Hi
I am trying to use ray to speed up inference, can you please help me with an example ?
I am using the zero shot classification pipeline. My dataset has 400K sentences and 52 labels.
%%time
import ray
from transformers import pipeline
classifier = pipeline("zero-shot-classification", model="typeform/distilbert-base-uncased-mnli")
ray.init()
test_name_lst_ray = ray.put(test_name_lst)
classifier_ref = ray.put(classifier)
@ray.remote
def get_label_score(classifier, sequence,i, labels, n=1):
seq = sequence[i]
res_dict = classifier(seq, labels)
return res_dict
res_list = ray.get([get_label_score.remote(classifier_ref, test_name_lst_ray, i, tag_values) for i in range(100)])

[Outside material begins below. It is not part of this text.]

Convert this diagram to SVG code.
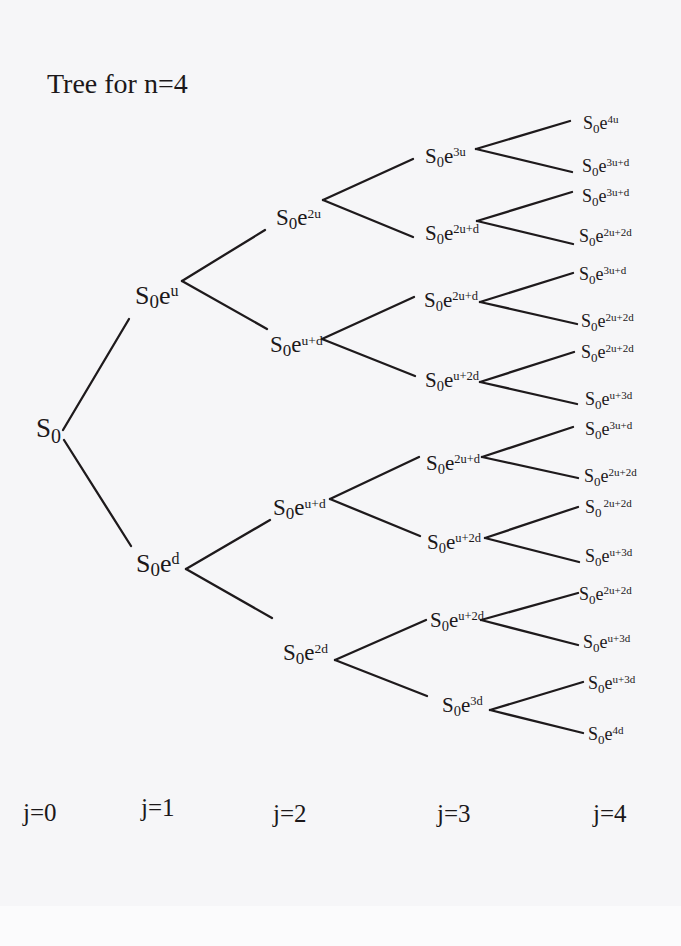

I am running above code for 100 sentences but the timing is same as when I run using a loop in fact it adds about 15 seconds.
When I run on a gpu, it also takes the same time. Below is the code for gpu.
%%time
import ray
from transformers import pipeline
classifier = pipeline("zero-shot-classification", model="typeform/distilbert-base-uncased-mnli", device=0)
ray.init()
test_name_lst_ray = ray.put(test_name_lst)
classifier_ref = ray.put(classifier)
@ray.remote(num_gpus=1)
def get_label_score(classifier, sequence,i, labels, n=1):
seq = sequence[i]
res_dict = classifier(seq, labels)
return res_dict
res_list = ray.get([get_label_score.remote(classifier_ref, test_name_lst_ray, i, tag_values) for i in range(100)])
I have access to CPU with 16vcpu and 32gb ram as well as machine with 2 gpu each 12gb ram.
Please assist on how I can use ray to parallelise and speed up inference for my large dataset.
Regards,
Subham